Ini adalah sebuah penelitian multidisiplin, yang melibatkan pakar kedokteran anatomi dan spesialis THT (telinga, hidung, tenggorokan), desainer visual digital 3D, pemrogram gawai, dan pemrogram web. Pada proses produksi, visualisasi dilakukan dengan menggunakan berbagai macam software agar dapat merealisasikan rancangan yang telah direncanakan. Aset yang diperlukan adalah membuat model tiga dimensi yang menyerupai kenyataan dari anatomi telinga. Proses membuat sebuah model diawali dengan membuat bentuk dasar yang terus-menerus “dipahat” dan dibentuk agar menyerupai berbagai macam anatomi yang perlu divisualisasi.
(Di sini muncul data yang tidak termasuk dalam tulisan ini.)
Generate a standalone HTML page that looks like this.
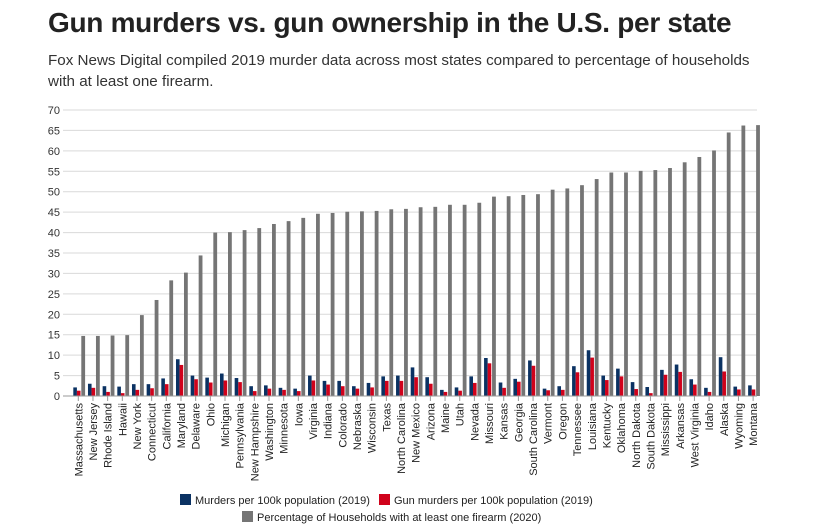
<!DOCTYPE html>
<html><head><meta charset="utf-8"><style>
body{margin:0;background:#fff;font-family:"Liberation Sans",sans-serif;}
#wrap{position:relative;width:817px;height:532px;overflow:hidden}
h1{position:absolute;left:48px;top:7px;margin:0;font-size:28px;font-weight:bold;color:#222;letter-spacing:-0.3px}
p{position:absolute;left:48px;top:50px;margin:0;font-size:15.2px;line-height:21px;color:#333;width:705px}
</style></head><body><div id="wrap">
<h1>Gun murders vs. gun ownership in the U.S. per state</h1>
<p>Fox News Digital compiled 2019 murder data across most states compared to percentage of households with at least one firearm.</p>
<svg id="c" width="817" height="532" style="position:absolute;left:0;top:0"></svg>
</div>
<script>
const states=["Massachusetts","New Jersey","Rhode Island","Hawaii","New York","Connecticut","California","Maryland","Delaware","Ohio","Michigan","Pennsylvania","New Hampshire","Washington","Minnesota","Iowa","Virginia","Indiana","Colorado","Nebraska","Wisconsin","Texas","North Carolina","New Mexico","Arizona","Maine","Utah","Nevada","Missouri","Kansas","Georgia","South Carolina","Vermont","Oregon","Tennessee","Louisiana","Kentucky","Oklahoma","North Dakota","South Dakota","Mississippi","Arkansas","West Virginia","Idaho","Alaska","Wyoming","Montana"];
const murders=[2.1,3.0,2.4,2.3,2.9,2.9,4.3,9.0,5.0,4.5,5.5,4.4,2.4,2.6,2.0,1.8,5.0,3.7,3.7,2.4,3.2,4.8,5.0,7.0,4.6,1.5,2.1,4.8,9.3,3.3,4.2,8.7,1.8,2.4,7.3,11.2,5.0,6.7,3.4,2.2,6.4,7.7,4.1,2.0,9.5,2.3,2.6];
const gunMurders=[1.3,2.0,1.0,0.7,1.5,1.9,2.9,7.6,4.1,3.3,3.8,3.4,1.2,1.8,1.5,1.2,3.8,2.8,2.4,1.8,2.1,3.7,3.7,4.6,3.0,1.0,1.3,3.2,8.0,2.0,3.5,7.4,1.4,1.5,5.8,9.4,3.9,4.8,1.7,0.7,5.2,5.9,2.8,1.0,6.0,1.6,1.6];
const ownership=[14.7,14.7,14.8,14.9,19.8,23.5,28.3,30.2,34.4,40.0,40.1,40.6,41.1,42.1,42.8,43.6,44.6,44.8,45.1,45.2,45.3,45.7,45.8,46.2,46.3,46.8,46.8,47.3,48.8,48.9,49.2,49.4,50.5,50.8,51.6,53.1,54.7,54.7,55.1,55.3,55.8,57.2,58.5,60.1,64.5,66.2,66.3];
const yTicks=[0,5,10,15,20,25,30,35,40,45,50,55,60,65,70];
const legendLabels=["Murders per 100k population (2019)","Gun murders per 100k population (2019)","Percentage of Households with at least one firearm (2020)"];
const colors=["#0b3263","#d0021b","#757575"];
const svg=document.getElementById('c'),NS="http://www.w3.org/2000/svg";
const y0=396,yTop=110,yMax=70,x0=63,x1=757,step=14.67,bx=73.3;
const Y=v=>y0-(v/yMax)*(y0-yTop);
const X=i=>bx+i*step;
function mk(t,a){const e=document.createElementNS(NS,t);for(const k in a)e.setAttribute(k,a[k]);svg.appendChild(e);return e;}
yTicks.forEach(v=>{
 const g=mk('line',{x1:x0,x2:x1,y1:Y(v),y2:Y(v),stroke:'#d9d9d9','stroke-width':1});
 
 
 const t=mk('text',{x:60,y:Y(v)+4,'text-anchor':'end','font-size':11,fill:'#333'});t.textContent=v;
 
 
});
states.forEach((s,i)=>{
 const x=X(i);
 const b=mk('rect',{x:x,y:Y(murders[i]),width:3.6,height:y0-Y(murders[i]),fill:colors[0]});
 
 
 const r=mk('rect',{x:x+3.6,y:Y(gunMurders[i]),width:3.6,height:y0-Y(gunMurders[i]),fill:colors[1]});
 
 
 const g=mk('rect',{x:x+8,y:Y(ownership[i]),width:3.8,height:y0-Y(ownership[i]),fill:colors[2]});
 
 
 const tk=mk('line',{x1:x+5,x2:x+5,y1:y0,y2:y0+5,stroke:'#999'});
 
 
 const t=mk('text',{x:0,y:0,'text-anchor':'end','font-size':11,fill:'#222',transform:`translate(${x+9},${y0+7}) rotate(-90)`});
 t.textContent=s;
 
 
});
const ax=mk('line',{x1:x0,x2:x1,y1:y0,y2:y0,stroke:'#999'});


legendLabels.forEach((l,i)=>{
 const yy=[494,494,511][i], xx=[180,379,242][i];
 const sw=mk('rect',{x:xx,y:yy,width:11,height:11,fill:colors[i]});
 
 
 const t=mk('text',{x:xx+15,y:yy+10,'font-size':11,fill:'#222'});t.textContent=l;
 
 
});
</script></body></html>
Setelah desainer melakukan asistensi kepada pakar kedokteran terkait bentuk hingga keaslian visual dari bagian-bagian telinga beserta seluruh elemen penting lainnya, tahap selanjutnya adalah pembuatan sebuah laboratorium. Proses ini mirip dengan membuat model 3D anatomi. Desain interior laboratorium dibuat sedemikian rupa sehingga memunculkan sebuah ruang yang mirip dengan laboratorium yang dapat dipakai secara interaktif dan bersifat imersif.
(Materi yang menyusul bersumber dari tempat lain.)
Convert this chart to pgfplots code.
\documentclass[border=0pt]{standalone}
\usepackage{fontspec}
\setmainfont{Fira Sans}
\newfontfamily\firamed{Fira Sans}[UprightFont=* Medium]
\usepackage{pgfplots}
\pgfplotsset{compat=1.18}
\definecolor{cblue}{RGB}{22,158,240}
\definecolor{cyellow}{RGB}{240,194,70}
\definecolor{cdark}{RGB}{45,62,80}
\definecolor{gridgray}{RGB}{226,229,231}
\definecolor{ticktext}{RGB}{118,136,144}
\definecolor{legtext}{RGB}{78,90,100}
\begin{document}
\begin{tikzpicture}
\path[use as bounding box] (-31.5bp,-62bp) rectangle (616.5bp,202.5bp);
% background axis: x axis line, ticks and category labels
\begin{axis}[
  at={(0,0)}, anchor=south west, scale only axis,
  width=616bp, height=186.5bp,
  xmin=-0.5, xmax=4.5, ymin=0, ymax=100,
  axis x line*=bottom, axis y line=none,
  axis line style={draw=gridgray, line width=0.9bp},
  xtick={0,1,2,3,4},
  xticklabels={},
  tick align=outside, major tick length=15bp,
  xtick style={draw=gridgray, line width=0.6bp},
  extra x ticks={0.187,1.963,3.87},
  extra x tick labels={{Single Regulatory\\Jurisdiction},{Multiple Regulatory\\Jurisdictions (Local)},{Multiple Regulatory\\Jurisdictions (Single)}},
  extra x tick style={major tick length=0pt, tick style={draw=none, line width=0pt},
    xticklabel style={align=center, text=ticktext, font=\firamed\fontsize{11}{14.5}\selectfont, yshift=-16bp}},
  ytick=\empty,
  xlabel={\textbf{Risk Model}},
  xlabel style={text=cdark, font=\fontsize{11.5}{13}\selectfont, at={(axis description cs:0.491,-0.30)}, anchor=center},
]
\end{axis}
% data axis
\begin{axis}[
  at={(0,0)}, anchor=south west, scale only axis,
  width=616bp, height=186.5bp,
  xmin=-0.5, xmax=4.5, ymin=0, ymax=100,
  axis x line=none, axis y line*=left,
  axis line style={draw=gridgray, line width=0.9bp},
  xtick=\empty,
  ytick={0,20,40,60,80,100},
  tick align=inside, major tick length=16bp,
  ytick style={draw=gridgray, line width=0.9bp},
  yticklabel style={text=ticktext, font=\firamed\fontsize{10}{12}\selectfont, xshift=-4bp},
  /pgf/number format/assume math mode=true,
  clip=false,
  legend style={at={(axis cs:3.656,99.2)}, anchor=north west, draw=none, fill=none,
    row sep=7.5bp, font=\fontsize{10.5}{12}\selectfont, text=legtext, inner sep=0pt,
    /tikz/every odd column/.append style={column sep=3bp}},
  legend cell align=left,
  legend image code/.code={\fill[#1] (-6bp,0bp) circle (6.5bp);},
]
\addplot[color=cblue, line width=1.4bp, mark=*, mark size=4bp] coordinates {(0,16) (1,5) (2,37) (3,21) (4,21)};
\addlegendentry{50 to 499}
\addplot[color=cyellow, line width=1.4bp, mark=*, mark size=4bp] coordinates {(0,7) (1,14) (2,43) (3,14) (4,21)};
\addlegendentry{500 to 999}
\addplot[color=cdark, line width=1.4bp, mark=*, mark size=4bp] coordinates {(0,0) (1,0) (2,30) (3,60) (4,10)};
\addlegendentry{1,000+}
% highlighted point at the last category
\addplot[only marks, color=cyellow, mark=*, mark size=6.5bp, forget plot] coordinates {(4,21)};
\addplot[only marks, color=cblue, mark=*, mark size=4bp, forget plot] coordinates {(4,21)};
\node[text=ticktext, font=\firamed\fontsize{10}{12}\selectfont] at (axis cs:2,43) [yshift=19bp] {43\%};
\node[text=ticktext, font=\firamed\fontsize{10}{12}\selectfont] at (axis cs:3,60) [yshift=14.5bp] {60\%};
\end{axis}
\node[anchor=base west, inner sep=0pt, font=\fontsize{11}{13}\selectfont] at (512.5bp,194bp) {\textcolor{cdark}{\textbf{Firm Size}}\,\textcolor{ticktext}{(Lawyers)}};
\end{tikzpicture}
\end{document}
Proses berikutnya adalah menggabungkan semua aset tiga dimensi tersebut ke dalam sebuah perangkat lunak untuk pemrograman. Berbagai teknik pemrograman visual 3D dilakukan agar lab virtual dapat berjalan secara interaktif dan simulatif. Semua aspek tersebut ditujukan untuk memunculkan pengalaman imersif bagi pengguna, yaitu para pelajar biomedika dan kedokteran.
Aplikasi lab virtual ini terdiri atas dua mode, yaitu mode eksplorasi dan mode praktikum. Pada mode eksplorasi, pelajar dapat melakukan pembelajaran anatomi telinga secara mandiri. Sementara itu, pada mode praktikum dikhususkan layaknya pelaksanaan praktikum sungguhan yang dilengkapi pre-test, kuis, dan post-test.
Lab virtual telah diuji dengan menggunakan rancangan penelitian crossover repeated measures dengan melibatkan 40 mahasiswa yang dibagi ke dalam 2 grup, yaitu grup A dan grup B. Grup A diawali dengan membaca materi lalu kemudian menggunakan lab virtual, sedangkan grup B diawali dengan menggunakan lab virtual lalu membaca materi. Data yang dikumpulkan dan diolah merupakan data hasil pre-test, mid-test, dan post-test. Selain itu, dilakukan juga pengisian kuesioner untuk mengukur reaksi dan kepuasan mahasiswa terhadap lab virtual.
“Penelitian ini berhasil membangun aplikasi lab virtual anatomi telinga manusia dengan model 3D sebagai pendukung praktikum anatomi dan media pembelajaran untuk meningkatkan kualitas pembelajaran. Hasil pengujian menunjukkan bahwa penggunaan lab virtual berhasil meningkatkan pemahaman mahasiswa dilihat dari rata-rata nilai pre-test, mid-test, dan post-test. Selain itu, penggunaan lab virtual meningkatkan rasa ingin tahu, kesenangan, serta fokus mahasiswa. Lab virtual anatomi telinga akan terus dikembangkan, selain aplikasi lab virtual lainnya, agar proses pembelajaran ekperiental yang rumit dapat dilakukan oleh pelajar dengan lebih mudah dan menyenangkan,” tutur Prof. Yusep Rosmansyah, Ph.D.
Tergabung dalam Kelompok Keahlian Teknologi Informasi Sekolah Teknik Elektro dan Informatika (STEI) ITB. Setelah mendapatkan gelar sarjana di ITB, ia menyelesaikan S-2 dan S-3 di University of Surrey, Surrey, Inggris.